• DATASET RECORDS:
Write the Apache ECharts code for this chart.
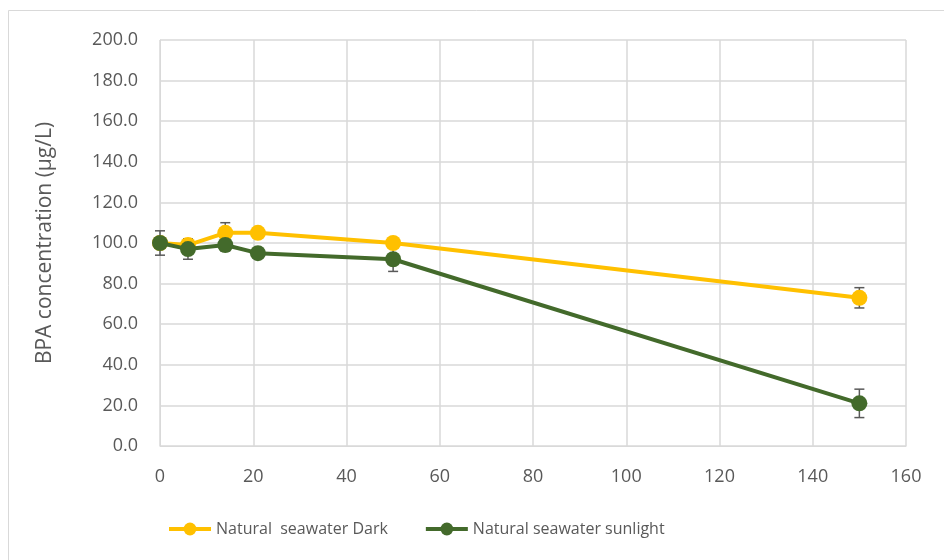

...

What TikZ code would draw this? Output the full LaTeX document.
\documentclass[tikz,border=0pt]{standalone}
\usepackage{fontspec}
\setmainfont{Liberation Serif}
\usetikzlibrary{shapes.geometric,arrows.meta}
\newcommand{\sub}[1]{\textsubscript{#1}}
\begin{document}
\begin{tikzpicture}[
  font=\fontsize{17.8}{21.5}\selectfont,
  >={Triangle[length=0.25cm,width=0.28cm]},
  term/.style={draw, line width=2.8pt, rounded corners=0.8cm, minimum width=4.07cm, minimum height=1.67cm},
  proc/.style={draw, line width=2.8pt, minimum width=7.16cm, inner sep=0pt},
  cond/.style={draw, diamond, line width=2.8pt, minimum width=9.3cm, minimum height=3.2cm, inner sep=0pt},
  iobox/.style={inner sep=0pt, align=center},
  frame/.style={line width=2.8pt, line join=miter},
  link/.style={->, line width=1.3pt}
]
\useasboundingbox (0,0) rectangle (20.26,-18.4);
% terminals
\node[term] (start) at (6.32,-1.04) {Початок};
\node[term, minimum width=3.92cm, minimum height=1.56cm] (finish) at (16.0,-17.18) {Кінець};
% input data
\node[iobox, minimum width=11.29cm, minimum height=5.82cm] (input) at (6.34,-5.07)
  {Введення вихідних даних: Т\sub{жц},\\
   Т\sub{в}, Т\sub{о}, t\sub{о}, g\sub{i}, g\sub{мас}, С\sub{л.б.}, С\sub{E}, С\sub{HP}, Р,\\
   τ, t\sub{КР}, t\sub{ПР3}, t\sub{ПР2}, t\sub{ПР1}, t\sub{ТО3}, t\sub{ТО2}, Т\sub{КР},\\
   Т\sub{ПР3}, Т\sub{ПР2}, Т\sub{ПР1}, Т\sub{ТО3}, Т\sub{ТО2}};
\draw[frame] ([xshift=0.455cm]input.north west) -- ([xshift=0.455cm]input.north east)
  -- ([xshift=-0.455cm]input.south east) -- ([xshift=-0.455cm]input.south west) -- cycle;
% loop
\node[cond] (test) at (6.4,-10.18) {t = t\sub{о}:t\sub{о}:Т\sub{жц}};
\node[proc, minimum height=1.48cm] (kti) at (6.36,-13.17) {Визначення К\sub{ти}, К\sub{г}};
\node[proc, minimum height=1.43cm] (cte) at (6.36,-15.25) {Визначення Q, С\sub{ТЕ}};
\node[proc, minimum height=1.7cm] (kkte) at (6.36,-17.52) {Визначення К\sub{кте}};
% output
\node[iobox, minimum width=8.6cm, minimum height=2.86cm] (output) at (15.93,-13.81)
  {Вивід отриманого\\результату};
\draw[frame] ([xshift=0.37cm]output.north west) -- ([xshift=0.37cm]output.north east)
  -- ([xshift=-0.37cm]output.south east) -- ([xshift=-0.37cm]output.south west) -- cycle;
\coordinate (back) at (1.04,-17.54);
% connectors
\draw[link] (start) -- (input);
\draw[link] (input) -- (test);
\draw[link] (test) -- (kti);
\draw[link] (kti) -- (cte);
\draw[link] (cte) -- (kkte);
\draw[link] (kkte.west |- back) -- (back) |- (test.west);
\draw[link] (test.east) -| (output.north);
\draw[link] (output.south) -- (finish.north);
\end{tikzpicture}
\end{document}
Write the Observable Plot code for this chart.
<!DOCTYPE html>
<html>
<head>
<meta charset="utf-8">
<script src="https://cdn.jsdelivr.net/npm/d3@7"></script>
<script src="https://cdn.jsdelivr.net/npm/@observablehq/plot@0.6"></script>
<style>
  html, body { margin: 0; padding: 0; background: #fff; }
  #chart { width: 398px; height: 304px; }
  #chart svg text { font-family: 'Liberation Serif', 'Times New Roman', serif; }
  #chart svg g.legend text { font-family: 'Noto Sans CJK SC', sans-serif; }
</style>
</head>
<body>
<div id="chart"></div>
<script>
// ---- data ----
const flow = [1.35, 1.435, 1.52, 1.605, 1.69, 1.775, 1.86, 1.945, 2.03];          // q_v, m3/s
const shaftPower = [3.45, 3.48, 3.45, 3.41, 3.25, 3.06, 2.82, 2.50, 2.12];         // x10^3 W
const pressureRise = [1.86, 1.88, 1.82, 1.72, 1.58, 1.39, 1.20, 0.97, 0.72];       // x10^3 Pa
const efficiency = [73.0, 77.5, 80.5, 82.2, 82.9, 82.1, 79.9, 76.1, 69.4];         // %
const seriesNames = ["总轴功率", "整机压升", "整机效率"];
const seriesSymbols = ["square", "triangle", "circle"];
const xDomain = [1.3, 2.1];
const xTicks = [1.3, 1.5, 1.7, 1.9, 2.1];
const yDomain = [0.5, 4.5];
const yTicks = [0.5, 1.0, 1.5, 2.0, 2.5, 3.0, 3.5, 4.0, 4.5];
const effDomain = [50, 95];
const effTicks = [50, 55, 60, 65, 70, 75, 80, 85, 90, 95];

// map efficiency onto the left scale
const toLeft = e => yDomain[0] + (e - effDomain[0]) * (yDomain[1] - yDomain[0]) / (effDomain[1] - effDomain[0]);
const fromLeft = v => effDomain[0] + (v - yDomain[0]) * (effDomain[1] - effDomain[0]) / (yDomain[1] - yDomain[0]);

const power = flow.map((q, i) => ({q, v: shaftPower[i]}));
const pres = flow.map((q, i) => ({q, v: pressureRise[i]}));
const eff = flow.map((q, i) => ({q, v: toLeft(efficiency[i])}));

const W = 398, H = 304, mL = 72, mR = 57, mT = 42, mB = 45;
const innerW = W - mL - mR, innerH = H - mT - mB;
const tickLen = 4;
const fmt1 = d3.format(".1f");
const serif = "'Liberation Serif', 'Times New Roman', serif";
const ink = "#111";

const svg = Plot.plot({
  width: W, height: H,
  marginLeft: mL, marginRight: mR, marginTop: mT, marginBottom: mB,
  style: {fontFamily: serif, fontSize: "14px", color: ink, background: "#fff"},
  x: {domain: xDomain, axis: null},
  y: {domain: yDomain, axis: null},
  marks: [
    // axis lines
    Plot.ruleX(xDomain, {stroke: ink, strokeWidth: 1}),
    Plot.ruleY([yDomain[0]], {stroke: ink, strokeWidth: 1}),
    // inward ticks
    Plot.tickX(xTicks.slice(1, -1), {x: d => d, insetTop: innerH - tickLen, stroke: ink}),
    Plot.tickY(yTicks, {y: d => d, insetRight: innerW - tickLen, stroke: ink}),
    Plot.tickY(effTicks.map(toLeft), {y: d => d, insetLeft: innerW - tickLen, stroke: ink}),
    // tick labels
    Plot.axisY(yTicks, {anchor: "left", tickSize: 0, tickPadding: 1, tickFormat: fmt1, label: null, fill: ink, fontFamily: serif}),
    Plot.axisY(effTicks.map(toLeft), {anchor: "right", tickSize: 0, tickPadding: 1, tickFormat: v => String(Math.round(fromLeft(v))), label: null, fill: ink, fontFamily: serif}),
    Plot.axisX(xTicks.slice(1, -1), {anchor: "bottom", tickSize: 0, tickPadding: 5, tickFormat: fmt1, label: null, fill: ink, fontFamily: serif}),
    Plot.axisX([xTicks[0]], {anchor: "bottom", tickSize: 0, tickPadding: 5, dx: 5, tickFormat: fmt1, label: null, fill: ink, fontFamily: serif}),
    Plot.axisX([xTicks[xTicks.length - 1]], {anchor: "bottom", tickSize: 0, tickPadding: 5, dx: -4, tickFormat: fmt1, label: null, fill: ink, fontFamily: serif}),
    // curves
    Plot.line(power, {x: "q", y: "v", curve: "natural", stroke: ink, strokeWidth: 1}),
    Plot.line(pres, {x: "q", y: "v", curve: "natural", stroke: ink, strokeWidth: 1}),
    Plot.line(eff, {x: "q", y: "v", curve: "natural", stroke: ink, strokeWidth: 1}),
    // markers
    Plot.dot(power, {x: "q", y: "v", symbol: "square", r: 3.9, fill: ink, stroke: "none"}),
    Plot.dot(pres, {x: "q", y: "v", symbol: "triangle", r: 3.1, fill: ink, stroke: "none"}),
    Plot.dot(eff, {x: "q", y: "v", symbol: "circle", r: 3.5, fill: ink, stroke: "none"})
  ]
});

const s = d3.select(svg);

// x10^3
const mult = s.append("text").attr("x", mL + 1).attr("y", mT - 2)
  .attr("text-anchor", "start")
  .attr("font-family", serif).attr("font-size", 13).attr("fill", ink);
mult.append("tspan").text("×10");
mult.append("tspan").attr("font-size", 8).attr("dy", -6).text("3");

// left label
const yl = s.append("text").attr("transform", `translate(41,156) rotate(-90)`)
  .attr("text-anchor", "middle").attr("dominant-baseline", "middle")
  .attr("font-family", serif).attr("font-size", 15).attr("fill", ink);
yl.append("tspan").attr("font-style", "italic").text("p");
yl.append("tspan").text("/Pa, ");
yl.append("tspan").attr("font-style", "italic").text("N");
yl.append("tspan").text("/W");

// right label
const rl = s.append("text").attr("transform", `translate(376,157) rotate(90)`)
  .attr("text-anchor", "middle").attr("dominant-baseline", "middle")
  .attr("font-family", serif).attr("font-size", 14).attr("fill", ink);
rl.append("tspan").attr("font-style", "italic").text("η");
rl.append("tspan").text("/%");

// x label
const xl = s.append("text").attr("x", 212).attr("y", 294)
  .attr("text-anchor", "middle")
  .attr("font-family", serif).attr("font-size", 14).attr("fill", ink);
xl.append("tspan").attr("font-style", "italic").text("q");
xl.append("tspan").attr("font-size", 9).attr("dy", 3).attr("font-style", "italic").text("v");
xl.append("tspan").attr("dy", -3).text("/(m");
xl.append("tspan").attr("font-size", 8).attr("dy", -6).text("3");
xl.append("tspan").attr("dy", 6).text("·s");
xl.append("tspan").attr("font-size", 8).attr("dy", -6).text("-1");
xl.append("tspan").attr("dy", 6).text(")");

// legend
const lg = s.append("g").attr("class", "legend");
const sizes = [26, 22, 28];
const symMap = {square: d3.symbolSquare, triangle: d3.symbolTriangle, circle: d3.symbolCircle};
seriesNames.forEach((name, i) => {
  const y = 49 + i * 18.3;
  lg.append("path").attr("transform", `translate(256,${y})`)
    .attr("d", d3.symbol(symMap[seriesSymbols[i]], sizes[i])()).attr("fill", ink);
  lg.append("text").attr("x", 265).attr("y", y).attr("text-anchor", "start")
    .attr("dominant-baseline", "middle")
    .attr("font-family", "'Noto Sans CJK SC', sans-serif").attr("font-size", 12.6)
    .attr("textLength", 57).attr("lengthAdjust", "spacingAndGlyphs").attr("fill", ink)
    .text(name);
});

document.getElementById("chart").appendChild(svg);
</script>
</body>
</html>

--

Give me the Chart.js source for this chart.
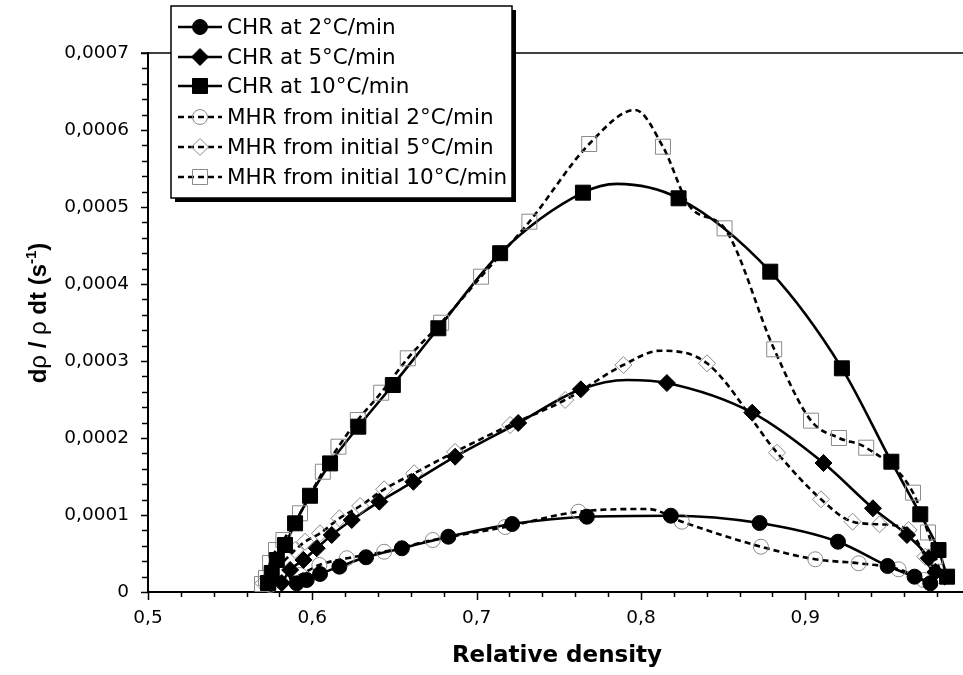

• DESCRIPTION OF THE TASK: Count every line in the listing above that holds "this", then report only the count.

• TASK RESPONSE: 4